I was reminded of the event not only by notices in the discussion forums and IT email lists, but by the fact that today, the replacement memory module for our network server came, and I installed it. A simple procedure, but one that takes a fair portion of the sysadmin’s bag of tricks and tools to accomplish. Bigger shops might have a service contract with the hardware vendor, but in many cases, the sysadmin is also the hardware mechanic.
For a few months, the server, a Dell T110, has been crashing every few weeks, fortunately not while we were on our two-month grand tour, but of concern, naturally. especially because it is a virtual machine host, and often has a half-dozen virtual machines running on it, which means, when the server goes down, half of our network goes with it. Virtualization is a great way to run different versions or distributions of operating systems when developing and testing software, so not too many have production roles in the network, but it is still an inconvenience to have to restart all of them in event of a crash.
A red light appeared on the front panel of the server, indicating an internal hardware condition, so it was time to check it out. First, hardware designed for use as servers (the T110 is aimed at small offices like mine) is a lot more robust than the average tower workstation you might have on your desk. Note above the heavy-duty CPU heat sink (air baffles have been removed for access to the memory modules–the four horizontal strips above the CPU fins). In addition, big computers have little computers inside that keep track of the status of the various components, like memory, CPU, fans, and disk drives, and turn on the light on the panel that indicates the machine needs service. Server memory has error-correction circuitry, as do most server-quality disk arrays, but this is limited to one error–the next one will bring the system down.
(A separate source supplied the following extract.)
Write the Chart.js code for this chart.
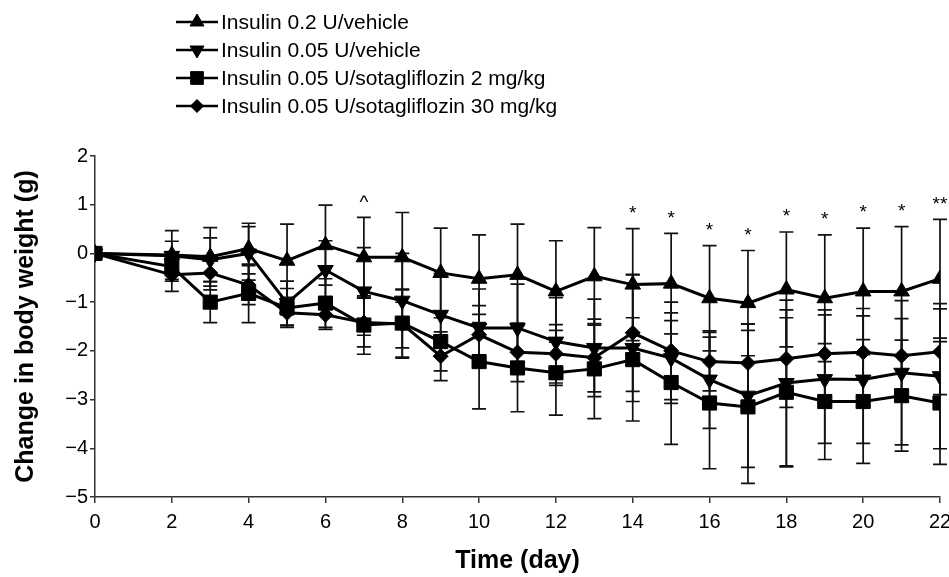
<!DOCTYPE html>
<html lang="en">
<head>
  <meta charset="UTF-8">
  <title>Change in body weight</title>
  <script src="https://cdn.jsdelivr.net/npm/chart.js"></script>
  <style>
    html, body { margin: 0; padding: 0; background: #fff; }
    #wrap { width: 949px; height: 577px; }
  </style>
</head>
<body>
<div id="wrap"><canvas id="weightChart" width="949" height="577"></canvas></div>

<script>
  // days on the x axis
  const days = [0, 2, 3, 4, 5, 6, 7, 8, 9, 10, 11, 12, 13, 14, 15, 16, 17, 18, 19, 20, 21, 22];

  const seriesNames = [
    'Insulin 0.2 U/vehicle',
    'Insulin 0.05 U/vehicle',
    'Insulin 0.05 U/sotagliflozin 2 mg/kg',
    'Insulin 0.05 U/sotagliflozin 30 mg/kg'
  ];

  // mean change in body weight (g)
  const ins02Vehicle = [0, -0.03, -0.07, 0.1, -0.15, 0.17, -0.08, -0.08, -0.4, -0.52, -0.44, -0.78, -0.47, -0.64, -0.62, -0.92, -1.02, -0.74, -0.92, -0.78, -0.78, -0.52];
  const ins005Vehicle = [0, -0.05, -0.13, 0.0, -1.02, -0.34, -0.78, -0.97, -1.26, -1.53, -1.53, -1.81, -1.94, -1.94, -2.15, -2.59, -2.92, -2.66, -2.58, -2.59, -2.45, -2.52];
  const ins005Sota2 = [0, -0.27, -1.0, -0.82, -1.12, -1.02, -1.47, -1.43, -1.81, -2.22, -2.35, -2.45, -2.37, -2.18, -2.65, -3.07, -3.15, -2.85, -3.04, -3.04, -2.92, -3.07];
  const ins005Sota30 = [0, -0.44, -0.4, -0.65, -1.22, -1.26, -1.42, -1.45, -2.11, -1.67, -2.03, -2.06, -2.14, -1.63, -2.0, -2.22, -2.25, -2.16, -2.06, -2.03, -2.1, -2.02];

  // error bar half-lengths
  const ins02VehicleErr = [0, 0.5, 0.6, 0.52, 0.75, 0.82, 0.82, 0.92, 0.92, 0.9, 1.04, 1.04, 1.0, 1.15, 1.03, 1.08, 1.08, 1.18, 1.3, 1.3, 1.33, 1.22];
  const ins005VehicleErr = [0, 0.3, 0.45, 0.55, 0.45, 0.6, 0.9, 0.97, 0.85, 0.8, 0.9, 0.9, 1.0, 1.5, 0.93, 1.0, 1.47, 1.7, 1.32, 1.31, 1.48, 1.49];
  const ins005Sota2Err = [0, 0.3, 0.42, 0.6, 0.4, 0.5, 0.6, 0.7, 0.6, 0.97, 0.9, 0.87, 1.02, 0.86, 1.27, 1.35, 1.57, 1.53, 1.19, 1.27, 1.14, 1.26];
  const ins005Sota30Err = [0, 0.34, 0.35, 0.4, 0.26, 0.3, 0.5, 0.7, 0.5, 0.6, 0.6, 0.6, 0.7, 1.2, 1.0, 0.6, 0.8, 1.0, 0.9, 0.9, 0.76, 0.88];

  // significance marks above the 0.2 U/vehicle group
  const sigDays = [7, 14, 15, 16, 17, 18, 19, 20, 21, 22];
  const sigMarks = ['^', '*', '*', '*', '*', '*', '*', '*', '*', '**'];

  const yTicks = [2, 1, 0, -1, -2, -3, -4, -5];

  const means = [ins02Vehicle, ins005Vehicle, ins005Sota2, ins005Sota30];
  const errs = [ins02VehicleErr, ins005VehicleErr, ins005Sota2Err, ins005Sota30Err];
  const styles = [
    { pointStyle: 'triangle', rot: 0, r: 9 },
    { pointStyle: 'triangle', rot: 180, r: 9 },
    { pointStyle: 'rect', rot: 0, r: 10 },
    { pointStyle: 'rectRot', rot: 0, r: 7.5 }
  ];

  const datasets = means.map((m, i) => ({
    label: seriesNames[i],
    data: days.map((d, j) => ({ x: d, y: m[j] })),
    borderColor: '#000',
    backgroundColor: '#000',
    borderWidth: 3,
    tension: 0,
    pointStyle: styles[i].pointStyle,
    pointRotation: styles[i].rot,
    pointRadius: styles[i].r,
    pointBorderWidth: 1,
    order: i === 2 ? 0 : 1
  }));

  const errorBars = {
    id: 'errorBars',
    beforeDatasetsDraw(chart) {
      const { ctx, scales: { x, y } } = chart;
      ctx.save();
      ctx.strokeStyle = '#111';
      ctx.lineWidth = 1.7;
      errs.forEach((e, i) => {
        days.forEach((d, j) => {
          if (!e[j]) return;
          const px = x.getPixelForValue(d);
          const top = y.getPixelForValue(means[i][j] + e[j]);
          const bot = y.getPixelForValue(means[i][j] - e[j]);
          ctx.beginPath();
          ctx.moveTo(px, top); ctx.lineTo(px, bot);
          ctx.moveTo(px - 7, top); ctx.lineTo(px + 7, top);
          ctx.moveTo(px - 7, bot); ctx.lineTo(px + 7, bot);
          ctx.stroke();
        });
      });
      ctx.restore();
    }
  };

  const sigLabels = {
    id: 'sigLabels',
    afterDatasetsDraw(chart) {
      const { ctx, scales: { x, y } } = chart;
      ctx.save();
      ctx.fillStyle = '#000';
      ctx.font = '19px "Liberation Sans", Arial, sans-serif';
      ctx.textAlign = 'center';
      ctx.textBaseline = 'middle';
      sigDays.forEach((d, k) => {
        const j = days.indexOf(d);
        const top = y.getPixelForValue(ins02Vehicle[j] + ins02VehicleErr[j]);
        ctx.fillText(sigMarks[k], x.getPixelForValue(d), top - 15);
      });
      ctx.restore();
    }
  };

  const lineLegend = {
    id: 'lineLegend',
    afterDraw(chart) {
      const ctx = chart.ctx;
      ctx.save();
      ctx.font = '21px "Liberation Sans", Arial, sans-serif';
      ctx.textBaseline = 'middle';
      ctx.textAlign = 'left';
      seriesNames.forEach((name, i) => {
        const yy = 22 + i * 28;
        ctx.strokeStyle = '#000';
        ctx.lineWidth = 2.5;
        ctx.beginPath();
        ctx.moveTo(176, yy); ctx.lineTo(218, yy);
        ctx.stroke();
        ctx.fillStyle = '#000';
        ctx.lineWidth = 1;
        Chart.helpers.drawPoint(ctx, {
          pointStyle: styles[i].pointStyle,
          rotation: styles[i].rot,
          radius: styles[i].r - 1,
          borderWidth: 1
        }, 197, yy);
        ctx.fillStyle = '#000';
        ctx.fillText(name, 221, yy + 1);
      });
      ctx.restore();
    }
  };

  const tickFont = { family: '"Liberation Sans", Arial, sans-serif', size: 20 };
  const titleFont = { family: '"Liberation Sans", Arial, sans-serif', size: 25, weight: 'bold' };

  new Chart(document.getElementById('weightChart'), {
    type: 'line',
    data: { datasets },
    plugins: [errorBars, sigLabels, lineLegend],
    options: {
      responsive: false,
      animation: false,
      layout: { autoPadding: false, padding: { top: 156, right: 9, left: 0, bottom: 0 } },
      plugins: { legend: { display: false }, tooltip: { enabled: false } },
      scales: {
        x: {
          type: 'linear',
          min: 0,
          max: 22,
          afterFit(scale) { scale.height = 80; scale.paddingLeft = 0; scale.paddingRight = 0; },
          ticks: { stepSize: 2, color: '#000', font: tickFont, padding: 7, maxRotation: 0 },
          grid: { drawOnChartArea: false, drawTicks: true, tickLength: 6, color: '#333', lineWidth: 1.5 },
          border: { color: '#333', width: 1.5 },
          title: { display: true, text: 'Time (day)', color: '#000', font: titleFont, padding: { top: 0, bottom: 1 } }
        },
        y: {
          min: -5,
          max: 2,
          afterFit(scale) { scale.width = 95; scale.paddingTop = 0; scale.paddingBottom = 0; },
          afterBuildTicks(scale) { scale.ticks = yTicks.map(v => ({ value: v })); },
          ticks: {
            color: '#000',
            font: tickFont,
            padding: 2,
            callback: v => (v < 0 ? '\u2212' + Math.abs(v) : String(v))
          },
          grid: { drawOnChartArea: false, drawTicks: true, tickLength: 5, color: '#333', lineWidth: 1.5 },
          border: { color: '#333', width: 1.5 },
          title: { display: true, text: 'Change in body weight (g)', color: '#000', font: titleFont, padding: { top: 11, bottom: 0 } }
        }
      }
    }
  });
</script>
</body>
</html>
System administrators depend on these self-correcting circuits and error indications to schedule orderly shutdowns for maintenance, so that the machine doesn’t crash in the middle of the workday. For most offices, this means late evening or weekend work. For 24-hour operations, like web sites, it means shifting the load to one or more redundant systems while the ailing one is repaired, so no data is lost. Companies like Dell supply monitoring software to notify sysadmins of impending problems, which is vital to operations where there is a room full of noisy servers and the admins are in a nice quiet office in the back room. In our case, with just one server, we don’t use the monitoring software regularly, but it is useful for telling us which component the red light is for; then we can look up the location in the service manual and order the right part, and hope the system doesn’t crash before it arrives.
Normally, businesses that are thriving and need to keep competitive in the market replace their machines at least every three years. Others, like ours, that operate on a shoestring and buy whatever resources we need for a project when we need it, tend to run machines five years or more, sometimes until repair parts are no longer available: since we run Linux, we have machines eight years or older that are still useful for running some network services.
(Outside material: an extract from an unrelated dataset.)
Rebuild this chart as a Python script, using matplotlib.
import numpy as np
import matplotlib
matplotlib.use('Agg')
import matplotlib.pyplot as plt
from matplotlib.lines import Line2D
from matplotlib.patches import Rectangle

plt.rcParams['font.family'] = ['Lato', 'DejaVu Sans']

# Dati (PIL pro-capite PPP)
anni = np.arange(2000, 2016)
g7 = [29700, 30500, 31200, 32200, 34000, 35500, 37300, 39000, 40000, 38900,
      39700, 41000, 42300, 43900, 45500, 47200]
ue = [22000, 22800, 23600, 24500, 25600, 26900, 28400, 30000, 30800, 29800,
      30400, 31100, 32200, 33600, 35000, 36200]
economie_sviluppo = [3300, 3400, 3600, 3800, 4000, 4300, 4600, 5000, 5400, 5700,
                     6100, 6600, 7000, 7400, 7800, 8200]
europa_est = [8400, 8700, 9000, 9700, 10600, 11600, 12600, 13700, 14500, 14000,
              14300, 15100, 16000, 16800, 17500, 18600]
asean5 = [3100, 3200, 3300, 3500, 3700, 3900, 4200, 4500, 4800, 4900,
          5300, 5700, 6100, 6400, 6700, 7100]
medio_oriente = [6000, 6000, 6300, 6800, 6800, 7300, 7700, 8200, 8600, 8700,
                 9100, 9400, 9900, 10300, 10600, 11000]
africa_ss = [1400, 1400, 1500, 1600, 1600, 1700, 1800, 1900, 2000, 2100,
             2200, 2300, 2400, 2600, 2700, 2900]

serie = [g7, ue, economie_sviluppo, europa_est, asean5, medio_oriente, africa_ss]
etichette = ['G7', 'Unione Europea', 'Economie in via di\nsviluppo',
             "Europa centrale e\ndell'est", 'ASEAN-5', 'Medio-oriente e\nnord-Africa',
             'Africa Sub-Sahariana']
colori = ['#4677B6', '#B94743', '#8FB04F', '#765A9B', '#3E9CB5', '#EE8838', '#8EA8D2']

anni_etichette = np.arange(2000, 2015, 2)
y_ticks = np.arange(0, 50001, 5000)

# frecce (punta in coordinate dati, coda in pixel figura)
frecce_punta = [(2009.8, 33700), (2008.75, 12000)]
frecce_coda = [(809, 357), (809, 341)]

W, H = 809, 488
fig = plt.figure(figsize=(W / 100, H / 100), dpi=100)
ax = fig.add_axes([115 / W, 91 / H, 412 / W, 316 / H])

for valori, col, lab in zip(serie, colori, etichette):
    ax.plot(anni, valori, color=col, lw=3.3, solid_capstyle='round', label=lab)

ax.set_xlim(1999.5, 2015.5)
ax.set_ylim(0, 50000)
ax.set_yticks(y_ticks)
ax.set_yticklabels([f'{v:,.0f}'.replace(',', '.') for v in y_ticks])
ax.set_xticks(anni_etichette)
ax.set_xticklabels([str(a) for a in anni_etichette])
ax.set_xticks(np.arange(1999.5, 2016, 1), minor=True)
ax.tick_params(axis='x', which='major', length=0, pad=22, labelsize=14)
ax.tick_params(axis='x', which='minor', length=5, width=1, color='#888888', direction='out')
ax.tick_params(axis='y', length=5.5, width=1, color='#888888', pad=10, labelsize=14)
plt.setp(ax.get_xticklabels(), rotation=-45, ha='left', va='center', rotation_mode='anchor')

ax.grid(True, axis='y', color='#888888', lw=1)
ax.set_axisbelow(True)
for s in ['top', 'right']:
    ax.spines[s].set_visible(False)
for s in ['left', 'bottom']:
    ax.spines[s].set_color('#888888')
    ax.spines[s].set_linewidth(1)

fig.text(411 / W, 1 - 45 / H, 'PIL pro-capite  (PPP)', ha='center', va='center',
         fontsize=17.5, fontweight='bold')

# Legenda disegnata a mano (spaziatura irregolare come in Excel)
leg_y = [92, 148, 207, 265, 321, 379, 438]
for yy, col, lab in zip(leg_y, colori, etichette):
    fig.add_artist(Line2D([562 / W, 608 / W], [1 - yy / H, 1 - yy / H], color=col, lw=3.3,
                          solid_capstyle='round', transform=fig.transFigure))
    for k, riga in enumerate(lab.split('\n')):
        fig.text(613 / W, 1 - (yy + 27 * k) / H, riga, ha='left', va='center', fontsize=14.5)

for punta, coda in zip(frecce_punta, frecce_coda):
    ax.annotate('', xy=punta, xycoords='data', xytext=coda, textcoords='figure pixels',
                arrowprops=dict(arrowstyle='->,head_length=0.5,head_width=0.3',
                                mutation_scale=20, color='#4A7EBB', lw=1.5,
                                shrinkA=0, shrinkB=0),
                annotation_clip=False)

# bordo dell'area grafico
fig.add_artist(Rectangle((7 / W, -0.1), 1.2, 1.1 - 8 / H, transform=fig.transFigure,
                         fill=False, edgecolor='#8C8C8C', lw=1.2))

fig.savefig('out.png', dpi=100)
Our server is almost five years old, so when I order replacement parts, they don’t always look like the ones we took out, or have the same specifications. For that reason, I usually take replacement as an opportunity to upgrade, replacing all of a group of components with the a new set, which I did when a disk drive failed a couple years ago. However, this time, since I’m semi-retired and don’t have a steady cash flow, I only ordered one memory module, to replace the failing one. Memory comes in pairs, so having slightly different configurations in a pair causes the machine to complain on startup, but it still runs. The “upgrade” alternative would have replaced all four modules, or at least the two paired ones, with the larger size, at a cost of $150 to $300 instead of just replacing a $50 module and putting up with having to manually restart the machine on reboot.
So, the sysadmin not only needs to keep the machines running, but running within budget, and making sure the operating systems and hardware capabiities can support the software users need to do their jobs. If he or she is doing their job right, there won’t be any red lights in the server room, and the sysadmin will look like they aren’t doing anything…